With the help of those close to her and support workers she has done so, putting her in a position to be philosophical about abusive relationships and just how hard it is for women to get out of them.

"I was scared to leave - I didn't know what it would be like. But now I am out of it I know nothing will ever be as bad as it was then.

"I'm a single mum, it's hard but I no longer live in fear, having to walk around on eggshells and worry about upsetting him.

"It sounds stupid, but one of the defining moments for me was going shopping and being able to buy what I wanted. It was a massive release for me."

*HELP is at hand for victims of domestic abuse.

With families spending more time together at Christmas and New Year, tensions can rise and reports of domestic violence increase as a result.

It has prompted Warwickshire Against Domestic Abuse to remind victims help is out there if they can find the courage to speak out.

It is estimated there are at least 9,000 cases of domestic abuse in Warwickshire each year.

On average, victims live with 35 assaults over seven years before reporting it to the police.
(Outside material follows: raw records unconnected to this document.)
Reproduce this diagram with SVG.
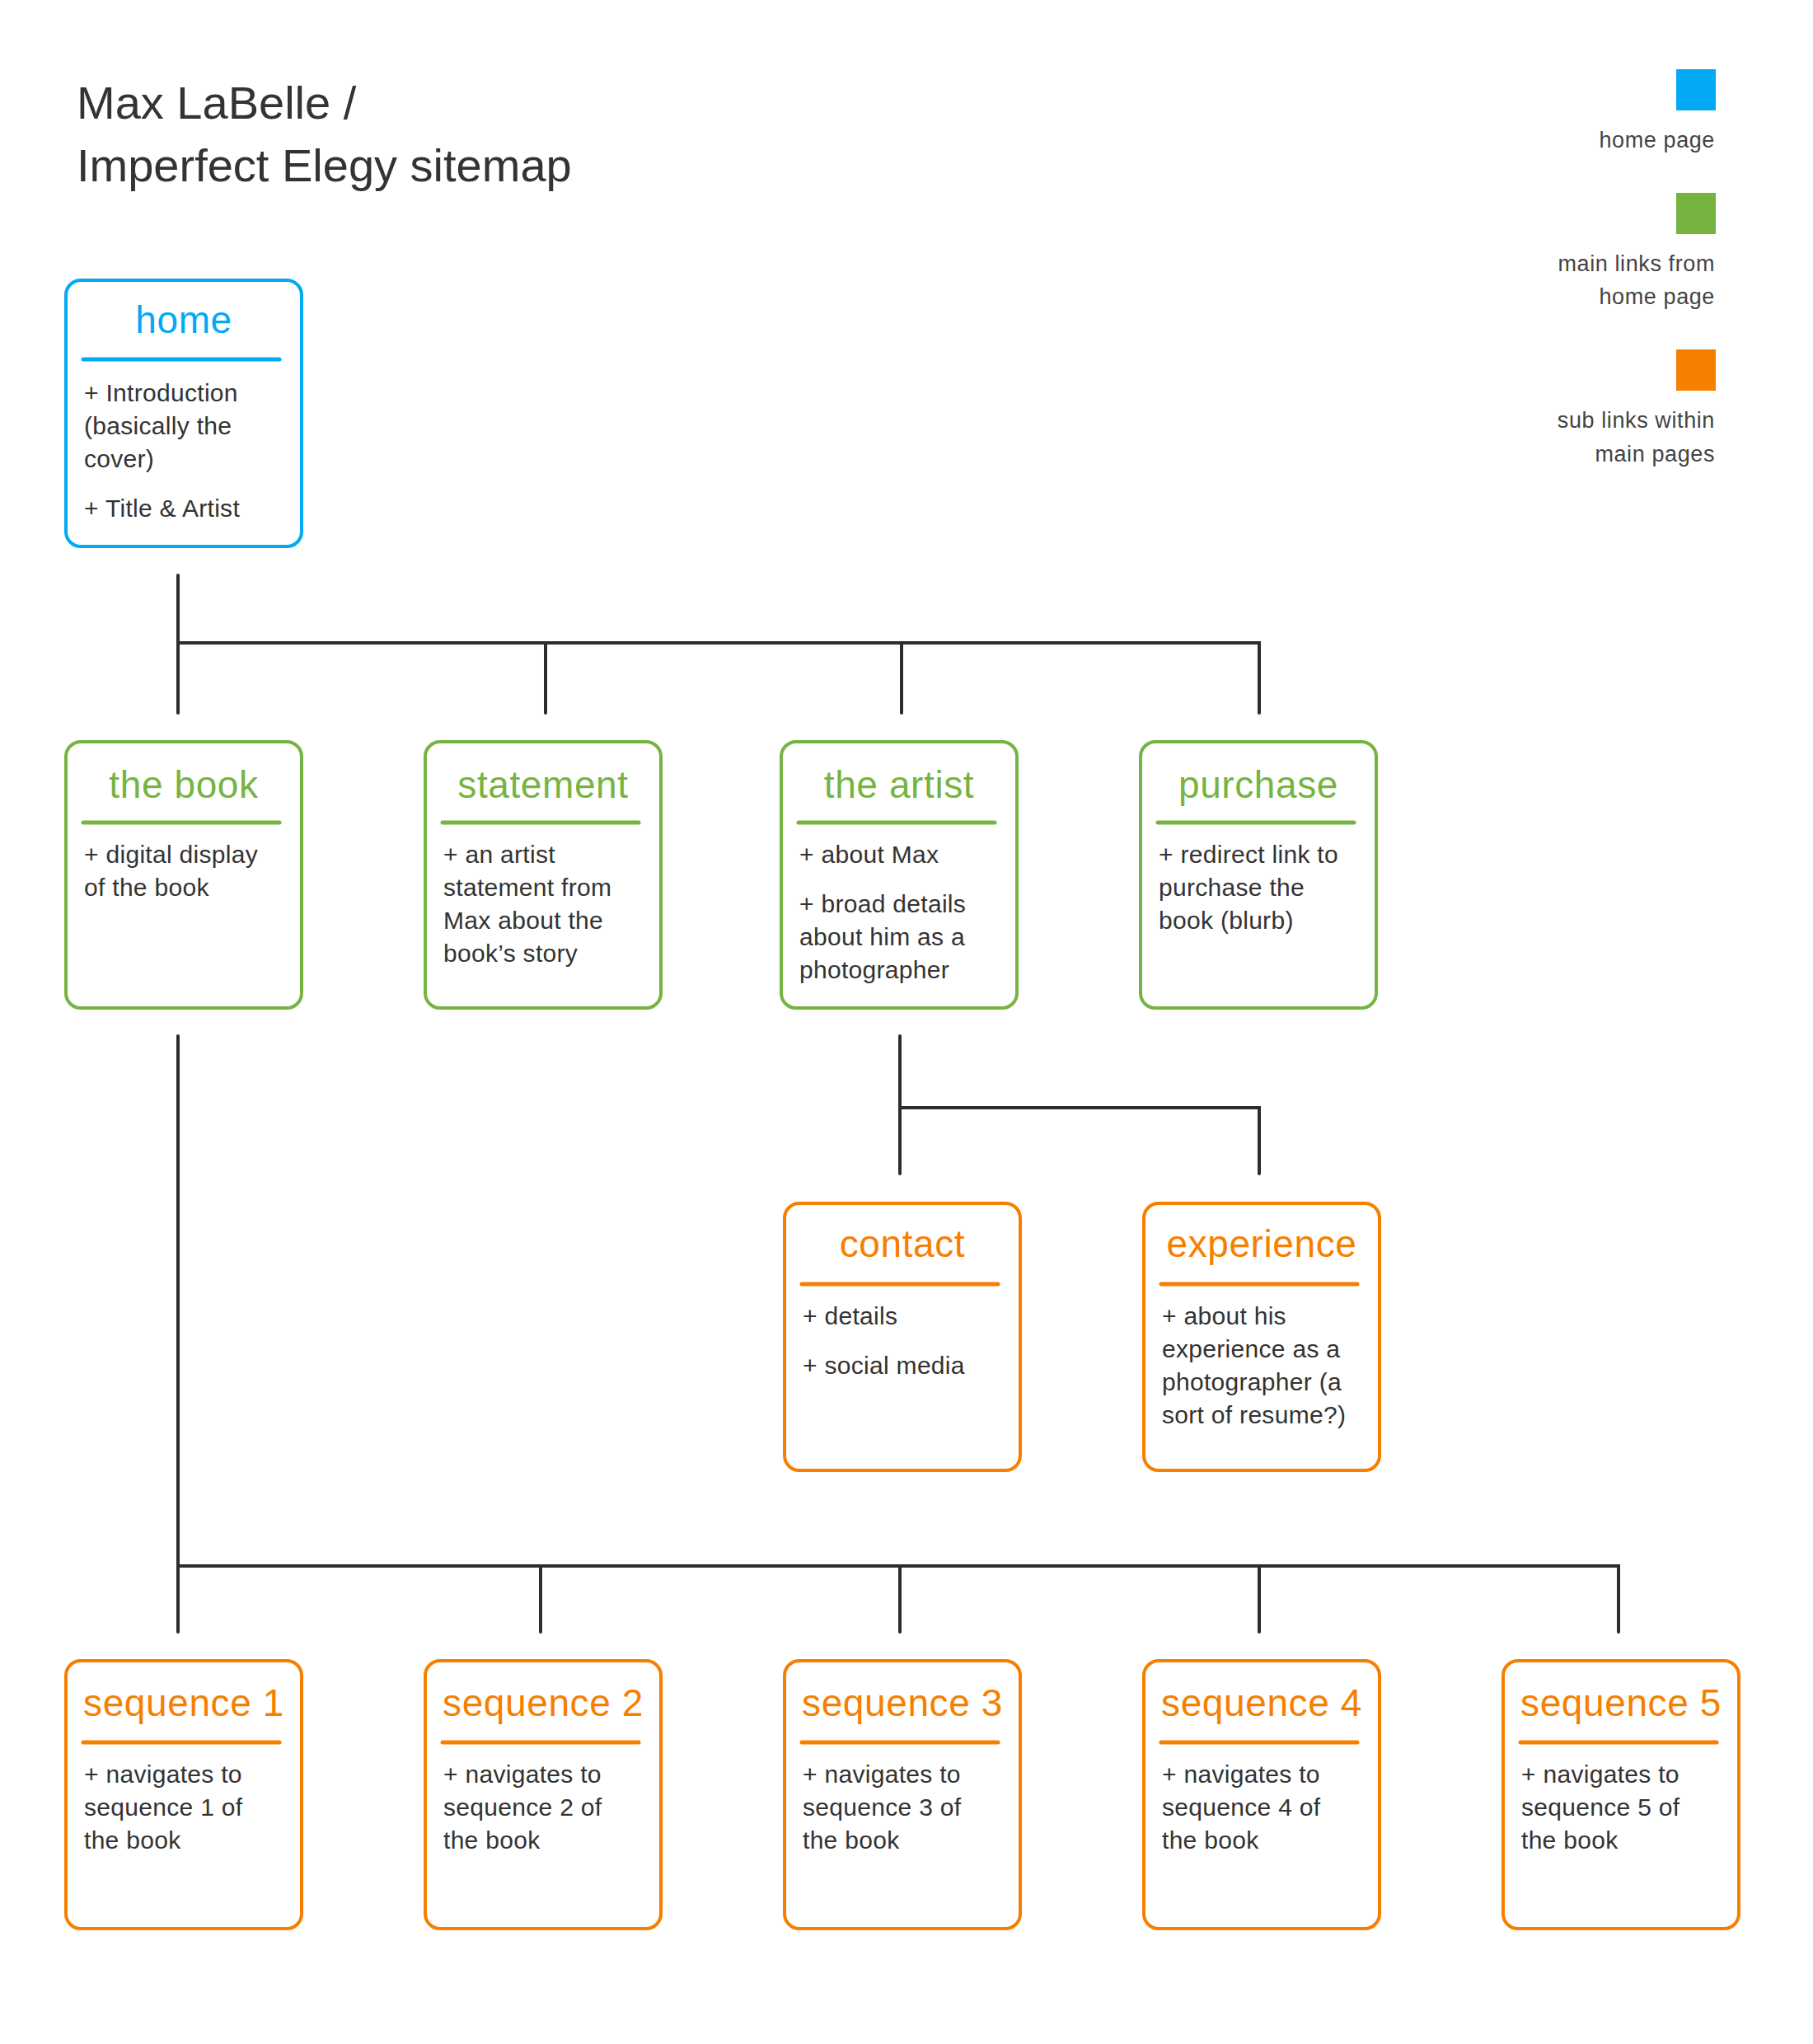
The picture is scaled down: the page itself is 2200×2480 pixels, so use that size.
<svg xmlns="http://www.w3.org/2000/svg" width="2200" height="2480" viewBox="0 0 2200 2480">
<style>
text{font-family:"Liberation Sans",Arial,sans-serif}
.ttl{font-size:56px;fill:#333}
.leg{font-size:27px;fill:#444;text-anchor:end;letter-spacing:0.6px}
.box{fill:#fff;stroke-width:4}
.div{stroke-width:5;stroke-linecap:round}
.h{font-size:46px;text-anchor:middle;letter-spacing:0.6px}
.b{font-size:30px;fill:#333;letter-spacing:0.3px}
.blue .box,.blue .div{stroke:#03A9F4}.blue .h{fill:#03A9F4}
.green .box,.green .div{stroke:#76B442}.green .h{fill:#76B442}
.orange .box,.orange .div{stroke:#F77F00}.orange .h{fill:#F77F00}
.con{stroke:#2d2d2d;stroke-width:4;fill:none;stroke-linecap:round;stroke-linejoin:miter}
</style>
<rect width="2200" height="2480" fill="#fff"/>
<g id="title">
<text class="ttl" x="93" y="144">Max LaBelle /</text>
<text class="ttl" x="93" y="220">Imperfect Elegy sitemap</text>
</g>
<g id="legend">
<rect x="2034" y="84" width="48" height="50" fill="#03A9F4"/>
<text class="leg" x="2081" y="179">home page</text>
<rect x="2034" y="234" width="48" height="50" fill="#76B442"/>
<text class="leg" x="2081" y="329">main links from</text>
<text class="leg" x="2081" y="369">home page</text>
<rect x="2034" y="424" width="48" height="50" fill="#F77F00"/>
<text class="leg" x="2081" y="519">sub links within</text>
<text class="leg" x="2081" y="560">main pages</text>
</g>
<g id="connectors">
<path class="con" d="M216 698V865M216 780H1528V865M662 780V865M1094 780V865"/>
<path class="con" d="M1092 1257V1424M1092 1344H1528V1424"/>
<path class="con" d="M216 1257V1980M216 1900H1964V1980M656 1900V1980M1092 1900V1980M1528 1900V1980"/>
</g>
<g id="home" class="blue">
<rect class="box" x="80" y="340" width="286" height="323" rx="18"/>
<text class="h" x="223" y="404">home</text>
<line class="div" x1="101" y1="436" x2="339" y2="436"/>
<text class="b" x="102" y="487">+ Introduction</text>
<text class="b" x="102" y="527">(basically the</text>
<text class="b" x="102" y="567">cover)</text>
<text class="b" x="102" y="627">+ Title &amp; Artist</text>
</g>
<g id="the-book" class="green">
<rect class="box" x="80" y="900" width="286" height="323" rx="18"/>
<text class="h" x="223" y="968">the book</text>
<line class="div" x1="101" y1="998" x2="339" y2="998"/>
<text class="b" x="102" y="1047">+ digital display</text>
<text class="b" x="102" y="1087">of the book</text>
</g>
<g id="statement" class="green">
<rect class="box" x="516" y="900" width="286" height="323" rx="18"/>
<text class="h" x="659" y="968">statement</text>
<line class="div" x1="537" y1="998" x2="775" y2="998"/>
<text class="b" x="538" y="1047">+ an artist</text>
<text class="b" x="538" y="1087">statement from</text>
<text class="b" x="538" y="1127">Max about the</text>
<text class="b" x="538" y="1167">book’s story</text>
</g>
<g id="the-artist" class="green">
<rect class="box" x="948" y="900" width="286" height="323" rx="18"/>
<text class="h" x="1091" y="968">the artist</text>
<line class="div" x1="969" y1="998" x2="1207" y2="998"/>
<text class="b" x="970" y="1047">+ about Max</text>
<text class="b" x="970" y="1107">+ broad details</text>
<text class="b" x="970" y="1147">about him as a</text>
<text class="b" x="970" y="1187">photographer</text>
</g>
<g id="purchase" class="green">
<rect class="box" x="1384" y="900" width="286" height="323" rx="18"/>
<text class="h" x="1527" y="968">purchase</text>
<line class="div" x1="1405" y1="998" x2="1643" y2="998"/>
<text class="b" x="1406" y="1047">+ redirect link to</text>
<text class="b" x="1406" y="1087">purchase the</text>
<text class="b" x="1406" y="1127">book (blurb)</text>
</g>
<g id="contact" class="orange">
<rect class="box" x="952" y="1460" width="286" height="324" rx="18"/>
<text class="h" x="1095" y="1525">contact</text>
<line class="div" x1="973" y1="1558" x2="1211" y2="1558"/>
<text class="b" x="974" y="1607">+ details</text>
<text class="b" x="974" y="1667">+ social media</text>
</g>
<g id="experience" class="orange">
<rect class="box" x="1388" y="1460" width="286" height="324" rx="18"/>
<text class="h" x="1531" y="1525">experience</text>
<line class="div" x1="1409" y1="1558" x2="1647" y2="1558"/>
<text class="b" x="1410" y="1607">+ about his</text>
<text class="b" x="1410" y="1647">experience as a</text>
<text class="b" x="1410" y="1687">photographer (a</text>
<text class="b" x="1410" y="1727">sort of resume?)</text>
</g>
<g id="sequence-1" class="orange">
<rect class="box" x="80" y="2015" width="286" height="325" rx="18"/>
<text class="h" x="223" y="2082">sequence 1</text>
<line class="div" x1="101" y1="2114" x2="339" y2="2114"/>
<text class="b" x="102" y="2163">+ navigates to</text>
<text class="b" x="102" y="2203">sequence 1 of</text>
<text class="b" x="102" y="2243">the book</text>
</g>
<g id="sequence-2" class="orange">
<rect class="box" x="516" y="2015" width="286" height="325" rx="18"/>
<text class="h" x="659" y="2082">sequence 2</text>
<line class="div" x1="537" y1="2114" x2="775" y2="2114"/>
<text class="b" x="538" y="2163">+ navigates to</text>
<text class="b" x="538" y="2203">sequence 2 of</text>
<text class="b" x="538" y="2243">the book</text>
</g>
<g id="sequence-3" class="orange">
<rect class="box" x="952" y="2015" width="286" height="325" rx="18"/>
<text class="h" x="1095" y="2082">sequence 3</text>
<line class="div" x1="973" y1="2114" x2="1211" y2="2114"/>
<text class="b" x="974" y="2163">+ navigates to</text>
<text class="b" x="974" y="2203">sequence 3 of</text>
<text class="b" x="974" y="2243">the book</text>
</g>
<g id="sequence-4" class="orange">
<rect class="box" x="1388" y="2015" width="286" height="325" rx="18"/>
<text class="h" x="1531" y="2082">sequence 4</text>
<line class="div" x1="1409" y1="2114" x2="1647" y2="2114"/>
<text class="b" x="1410" y="2163">+ navigates to</text>
<text class="b" x="1410" y="2203">sequence 4 of</text>
<text class="b" x="1410" y="2243">the book</text>
</g>
<g id="sequence-5" class="orange">
<rect class="box" x="1824" y="2015" width="286" height="325" rx="18"/>
<text class="h" x="1967" y="2082">sequence 5</text>
<line class="div" x1="1845" y1="2114" x2="2083" y2="2114"/>
<text class="b" x="1846" y="2163">+ navigates to</text>
<text class="b" x="1846" y="2203">sequence 5 of</text>
<text class="b" x="1846" y="2243">the book</text>
</g>
</svg>
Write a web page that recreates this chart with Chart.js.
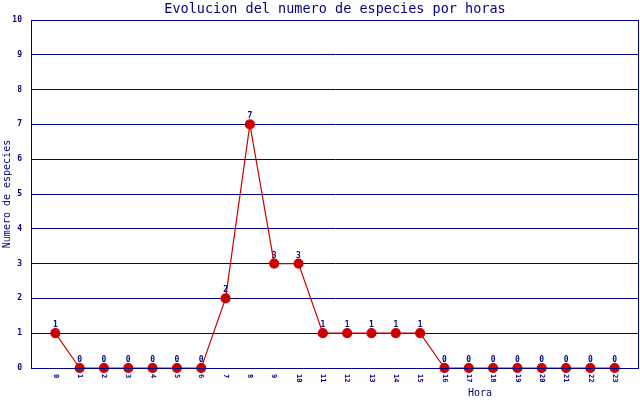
<!DOCTYPE html>
<html>
<head>
<meta charset="utf-8">
<script src="https://cdn.jsdelivr.net/npm/chart.js@4"></script>
<style>
  html, body { margin: 0; padding: 0; background: #fff; overflow: hidden; }
  #wrap { width: 640px; height: 400px; }
  canvas { display: block; }
</style>
</head>
<body>
<div id="wrap"><canvas id="myChart" width="640" height="400"></canvas></div>
<script>
const horas = [0, 1, 2, 3, 4, 5, 6, 7, 8, 9, 10, 11, 12, 13, 14, 15, 16, 17, 18, 19, 20, 21, 22, 23];
const especies = [1, 0, 0, 0, 0, 0, 0, 2, 7, 3, 3, 1, 1, 1, 1, 1, 0, 0, 0, 0, 0, 0, 0, 0];
const yTicks = [0, 1, 2, 3, 4, 5, 6, 7, 8, 9, 10];

const titulo = 'Evolucion del numero de especies por horas';
const tituloY = 'Numero de especies';
const tituloX = 'Hora';

const navy = '#000080';
const rojo = '#cc0000';
const mono = '"DejaVu Sans Mono", monospace';

const points = horas.map((h, i) => ({ x: h, y: especies[i] }));

const textos = {
    id: 'textos',
    afterDraw(chart) {
        const c = chart.ctx;
        const area = chart.chartArea;
        const xs = chart.scales.x;
        c.save();
        // marco
        c.strokeStyle = navy;
        c.lineWidth = 1;
        c.strokeRect(area.left + 0.5, area.top + 0.5, area.right - area.left - 1, area.bottom - area.top);

        c.fillStyle = navy;
        c.font = '13.5px ' + mono;
        c.textAlign = 'center';
        c.textBaseline = 'middle';
        c.fillText(titulo, (area.left + area.right) / 2, 9);

        // etiquetas eje x (giradas)
        c.font = 'bold 7px ' + mono;
        horas.forEach(h => {
            const px = xs.getPixelForValue(h);
            c.save();
            c.translate(px, area.bottom + 6);
            c.rotate(Math.PI / 2);
            c.textAlign = 'left';
            c.textBaseline = 'middle';
            c.fillText(String(h), 0, 0);
            c.restore();
        });

        // valores
        const meta = chart.getDatasetMeta(0);
        c.font = 'bold 8px ' + mono;
        c.textAlign = 'center';
        c.textBaseline = 'bottom';
        meta.data.forEach((p, i) => {
            c.fillText(String(especies[i]), p.x, p.y - 4);
        });

        c.font = '10px ' + mono;
        c.textBaseline = 'middle';
        c.fillText(tituloX, 480, 393);

        c.save();
        c.translate(7, (area.top + area.bottom) / 2);
        c.rotate(-Math.PI / 2);
        c.fillText(tituloY, 0, 0);
        c.restore();
        c.restore();
    }
};

const ctx = document.getElementById('myChart').getContext('2d');

const myChart = new Chart(ctx, {
    type: 'line',
    data: {
        datasets: [{
            label: 'Especies',
            data: points,
            borderColor: rojo,
            borderWidth: 1.2,
            pointBackgroundColor: rojo,
            pointBorderColor: rojo,
            pointRadius: 4.5,
            tension: 0,
            clip: false
        }]
    },
    options: {
        responsive: false,
        animation: false,
        layout: { autoPadding: false, padding: { top: 20, right: 1, left: 0, bottom: 0 } },
        plugins: {
            legend: { display: false },
            tooltip: { enabled: false }
        },
        scales: {
            x: {
                type: 'linear',
                min: -1,
                max: 24,
                grid: { display: false },
                border: { display: false },
                ticks: { display: false },
                afterFit(scale) {
                    scale.height = 32;
                    scale.paddingLeft = 0;
                    scale.paddingRight = 0;
                }
            },
            y: {
                min: 0,
                max: 10,
                afterBuildTicks(scale) { scale.ticks = yTicks.map(v => ({ value: v })); },
                grid: { color: navy, drawTicks: false, lineWidth: 1 },
                border: { color: navy },
                ticks: {
                    color: navy,
                    padding: 9,
                    font: { family: mono, size: 8, weight: 'bold' }
                },
                afterFit(scale) {
                    scale.width = 31;
                    scale.paddingTop = 0;
                    scale.paddingBottom = 0;
                }
            }
        }
    },
    plugins: [textos]
});
</script>
</body>
</html>
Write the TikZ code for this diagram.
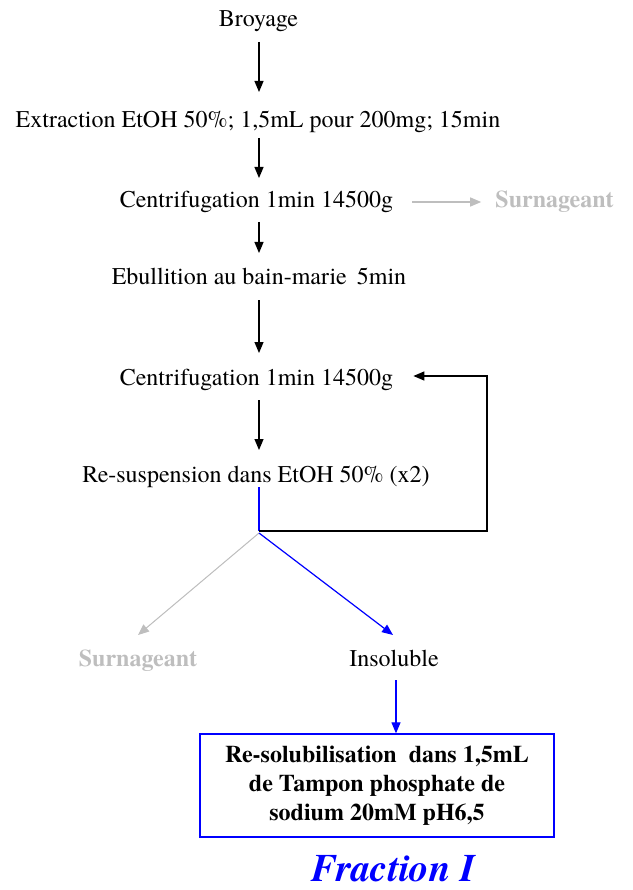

Sufferers are more likely to tell friends or family before anyone else.

Warwickshire's domestic abuse manager, Sue Ingram, said: "Domestic abuse can start with small changes in behaviour. It is all about control and can take many forms - physical, psychological and sexual.

"Sufferers' behaviour often changes as they become quieter, more introverted and less confident.

"I would urge people to open their eyes to domestic abuse and if they are suffering silently or know someone who is, I hope they will find the courage to take steps to seek help."

Every month around 700 incidents of domestic abuse are reported to Warwickshire Police, but during December the force expected this to have risen by a third.

Det Insp Roy Wheelwright, from the county's domestic abuse unit, said: "Domestic abuse is not acceptable and we are asking the public to help us to stop it happening in our communities.

"It is now much more socially acceptable to report domestic abuse than it ever has been. At some time in their lives one out of every four women and one out of every six men will be affected by domestic abuse.

"Don't suffer in silence or stand by and let it continue - whoever you are, if you have been affected, please seek help."